Most commonly through their teaching function – and in the case of institutions at the tertiary level also through research – they are seen to produce knowledge, skills and values (and through them products, services and technologies) that individuals and society need.
Yet we can also see educational institutions in a different way, in having a real existence and value in themselves, in the here and now. Schools and TEIs are communities that matter – despite their transience – independently of the future and external benefit they produce. The latter idea we can term the expressive as opposed to the projective function of education.
These two modes capture much of what educational institutions do. However, there is an assumption in both of them that the ideas or purposes are predefined or externally generated. We might also then point to another function of education institutions – and in this case TEIs are particularly prominent – which is to generate new ideas about what is to be projected or expressed.
For this we can borrow the term ‘constructive’ from Amartya Sen. In his well-known discussions on democracy, Sen has distinguished between its intrinsic value (as part of what it means to have a valued and dignified life), its instrumental value (in achieving the kinds of decisions that will further interests of all members of society) and its constructive value: ie, that “the practice of democracy gives citizens an opportunity to learn from one another, and helps society to form its values and priorities”.
These three ideas express themselves in different ways in relation to sustainable development.
In the first of these modes, sustainable development is something that TEIs help to bring into being.
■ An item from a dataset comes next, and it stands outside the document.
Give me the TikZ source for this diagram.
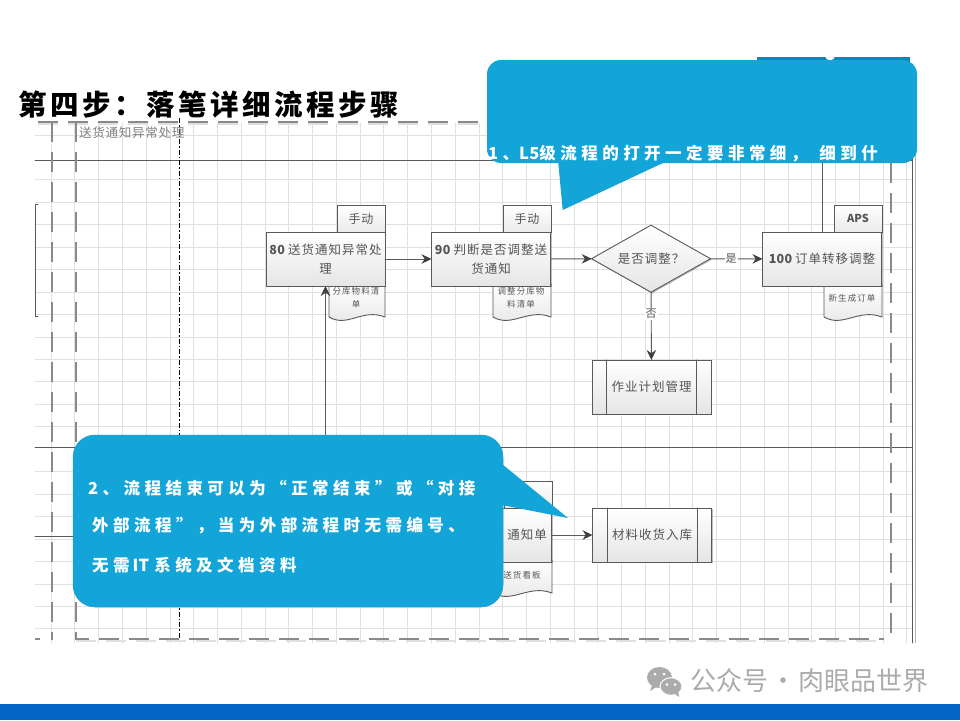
\documentclass[tikz,border=0pt]{standalone}
\usepackage{fontspec}
\setmainfont{Noto Sans CJK SC}
\usetikzlibrary{arrows.meta,shapes.geometric,shadows}
\definecolor{callblue}{HTML}{14A5D8}
\definecolor{calldark}{HTML}{1184BE}
\definecolor{barblue}{HTML}{0565C4}
\definecolor{gridgray}{HTML}{E0E0E0}
\definecolor{linegray}{HTML}{5A5A5A}
\definecolor{dashgray}{HTML}{8A8A8A}
\definecolor{txtgray}{HTML}{555555}
\definecolor{wmgray}{HTML}{ABABAB}
\newcommand{\plainlatin}[1]{{\addfontfeature{LetterSpace=2}#1}}
\tikzset{
  boxshadow/.style={drop shadow={shadow xshift=1pt,shadow yshift=-1.2pt,opacity=.25,fill=black}},
  flowbox/.style={draw=linegray,line width=0.9pt,top color=white,bottom color=black!10,boxshadow,minimum width=119pt,minimum height=54pt,inner sep=1pt,outer sep=0pt,align=center,text=txtgray,font=\fontsize{12.5}{19}\selectfont\addfontfeature{LetterSpace=8}},
  tabbox/.style={draw=linegray,line width=0.9pt,top color=white,bottom color=black!8,minimum width=48pt,minimum height=27pt,inner sep=1pt,outer sep=0pt,text=txtgray,font=\fontsize{12}{14}\selectfont\addfontfeature{LetterSpace=8}},
  docnote/.style={inner sep=0pt,align=center,text=txtgray,font=\fontsize{8.5}{12.5}\selectfont\addfontfeature{LetterSpace=13}},
  calltext/.style={anchor=west,inner sep=0pt,text=white,font=\bfseries\fontsize{16.5}{20}\selectfont\addfontfeature{LetterSpace=27}},
  lane/.style={draw=linegray,line width=1pt},
  bigdash/.style={draw=dashgray,line width=2.6pt,line cap=butt,dash pattern=on 20pt off 10pt},
  dashglow/.style={draw=black!12,line width=2.6pt,line cap=butt,dash pattern=on 20pt off 10pt},
  flowarrow/.style={draw=linegray,line width=0.9pt,-{Stealth[length=10pt,width=9.5pt,black!75]}},
}
\begin{document}
\begin{tikzpicture}[x=1pt,y=-1pt,line cap=round,line join=miter,>=stealth]
  \useasboundingbox (0,0) rectangle (960,720);
  \fill[white] (0,0) rectangle (960,720);
  \def\gx{23.77}
  \def\gy{22.45}
  \foreach \i in {-2,-1,...,34}{
    \draw[gridgray,line width=1pt] ({98.7+\i*\gx},123) -- ({98.7+\i*\gx},643);
  }
  \foreach \j in {0,2,3,4,5,6,7,8,9,10,11,12,13,15,16,17,18,19,20,21,22}{
    \draw[gridgray,line width=1pt] (35,{135+\j*\gy}) -- (913,{135+\j*\gy});
  }
  \draw[lane] (35,160) -- (912,160);
  \draw[lane] (35,447.5) -- (912,447.5);
  \draw[lane] (35,536.5) -- (76,536.5);
  \draw[linegray,line width=0.9pt] (38,204) -- (35.5,204) -- (35.5,316) -- (38,316);
  \draw[linegray,line width=0.8pt] (912,123) -- (912,643);
  \draw[gridgray!80!black,line width=0.8pt] (915,123) -- (915,643);
  \draw[black,line width=1.1pt,line cap=butt,dash pattern=on 5pt off 2pt on 1.5pt off 2pt] (179.5,118) -- (179.5,643);
  \draw[dashglow] (38,124) -- (905,124);
  \draw[dashglow] (76,641) -- (884,641);
  \draw[bigdash] (38,122) -- (905,122);
  \draw[bigdash] (52,122) -- (52,640);
  \draw[bigdash] (76,122) -- (76,639) -- (884,639);
  \draw[bigdash] (891,163) -- (891,640);
  \draw[bigdash] (35,639) -- (40,639);
  \node[anchor=west,inner sep=0pt,text=black!50,font=\fontsize{12.6}{14}\selectfont\addfontfeature{LetterSpace=5}] (lanetitle) at (79,133) {送货通知异常处理};
  \fill[calldark] (757,57) rectangle (910,62);
  \fill[white] (830,55.5) circle (5pt);

  \node[tabbox] (tab80) at (361,218.5) {手动};
  \node[tabbox] (tab90) at (527,218.5) {手动};
  \node[tabbox,font=\bfseries\fontsize{11}{14}\selectfont] (tab100) at (858,218.5) {APS};
  \node[tabbox] (tab110) at (528,494.5) {};
  \foreach \xa/\xb/\yb in {329/385/317,493/551/317,824/882/317,493/552/593}{
    \path[draw=linegray,line width=0.9pt,top color=white,bottom color=black!10] (\xa,{\yb-33}) -- (\xa,\yb)
      .. controls ({\xa+0.33*(\xb-\xa)},{\yb+11}) and ({\xa+0.6*(\xb-\xa)},{\yb-9}) .. (\xb,\yb) -- (\xb,{\yb-33}) -- cycle;
  }
  \node[flowbox] (step80) at (325.5,259) {\textbf{\plainlatin{80}}\hspace{-1pt} 送货通知异常处\\理};
  \node[flowbox] (step90) at (491,259) {\textbf{\plainlatin{90}}\hspace{-1pt} 判断是否调整送\\货通知};
  \node[flowbox] (step100) at (822,259) {\textbf{\plainlatin{100}}\hspace{-1pt} 订单转移调整};
  \node[flowbox] (step110) at (492,535) {};
  \node[flowbox,diamond,shape aspect=1.78,minimum width=119pt,minimum height=67pt,inner sep=0pt] (judge) at (651,258.7) {是否调整？};
  \foreach \nm/\cx/\cy/\lbl in {plan/651.5/387/作业计划管理,receive/652/535/材料收货入库}{
    \node[flowbox] (\nm) at (\cx,\cy) {\lbl};
    \draw[linegray,line width=0.9pt] ({\cx-45},{\cy-27}) -- ({\cx-45},{\cy+27});
    \draw[linegray,line width=0.9pt] ({\cx+45},{\cy-27}) -- ({\cx+45},{\cy+27});
  }
  \node[docnote] (doc80) at (356,298) {分库物料清\\单};
  \node[docnote] (doc90) at (521,298) {调整分库物\\料清单};
  \node[docnote] (doc100) at (852,298) {新生成订单};
  \node[docnote] (doc110) at (522,575) {送货看板};
  \node[inner sep=0pt,text=txtgray,font=\fontsize{12.5}{19}\selectfont\addfontfeature{LetterSpace=8}] (name110) at (527,535) {通知单};

  \coordinate (up80) at (325.5,440);
  \coordinate (up100) at (822,160);
  \draw[flowarrow] (up80) -- (step80.south);
  \draw[linegray,line width=0.9pt] (step100.north) -- (up100);
  \draw[flowarrow] (step80) -- (step90);
  \draw[flowarrow] (step90) -- (judge);
  \draw[flowarrow] (judge) -- node[pos=0.40,fill=white,inner sep=1pt,text=txtgray,font=\fontsize{11}{12}\selectfont] (yeslabel) {是} (step100);
  \draw[flowarrow] (judge) -- node[pos=0.32,fill=white,inner sep=1pt,text=txtgray,font=\fontsize{11}{12}\selectfont] (nolabel) {否} (plan);
  \draw[flowarrow] (step110) -- (receive);

  \node[fill=callblue,rounded corners=14pt,minimum width=430pt,minimum height=103pt,inner sep=0pt] (call1) at (702,111.5) {};
  \fill[callblue] (558,160) -- (562.7,210) -- (665,162) -- cycle;
  \node[calltext] (call1text) at (488,154) {1、\plainlatin{L5}级流程的打开一定要非常细，\hspace{12pt}细到什};
  \node[fill=callblue,draw=cyan!35!callblue,line width=0.5pt,rounded corners=22pt,minimum width=430pt,minimum height=172pt,inner sep=0pt] (call2) at (288,521) {};
  \fill[callblue] (502,464) -- (568,518) -- (502,505) -- cycle;
  \node[calltext] (call2a) at (88,488) {2、流程结束可以为“正常结束”或“对接};
  \node[calltext] (call2b) at (92,526) {外部流程”，当为外部流程时无需编号、};
  \node[calltext] (call2c) at (92,565) {无需\hspace{3pt}\plainlatin{IT}\hspace{5pt}系统及文档资料};

  \node[anchor=west,inner sep=0pt,text=black,font=\bfseries\fontsize{28.5}{32}\selectfont\addfontfeature{LetterSpace=12.5}] (title) at (18,105) {第四步：落笔详细流程步骤};

  \fill[wmgray] (659.5,677.5) ellipse (12.5pt and 10.5pt);
  \fill[wmgray] (650,691) -- (653,683) -- (658,686) -- cycle;
  \draw[white,fill=wmgray,line width=1pt] (671,686.5) ellipse (11pt and 8.8pt);
  \fill[wmgray] (679,697) -- (672,692) -- (678,690) -- cycle;
  \foreach \ex/\ey in {655/674,664/674,667/684.5,675/684.5}{
    \fill[white] (\ex,\ey) circle (1.5pt);
  }
  \node[anchor=west,inner sep=0pt,text=wmgray,font=\fontsize{26}{30}\selectfont] (mark) at (690,681) {公众号\hspace{2pt}·\hspace{2pt}肉眼品世界};
  \fill[barblue] (0,704) rectangle (960,720);
\end{tikzpicture}
\end{document}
The most common way in which they do this is through teaching their students to be sustainable.
This provision is sometimes integrated into existing courses, and conceptualised as a modification of professional training (ie, the formation of sustainable engineers), or involves the creation of new courses: in the United Kingdom it is now possible to do, for example, a BSc in Sustainable Development at the University of St Andrews, a Master of Studies in Sustainability Leadership at the University of Cambridge or an MBA in Sustainability Impact at the University of Stirling.
In other cases sustainable development forms part of the general civic and personal learning of all students, and may occur outside of the accredited syllabus.
There is a sizeable body of literature on education for sustainable development, and on the more specific area of climate change education, involving personal accounts of teaching courses, pedagogical approaches, competencies and curriculum models.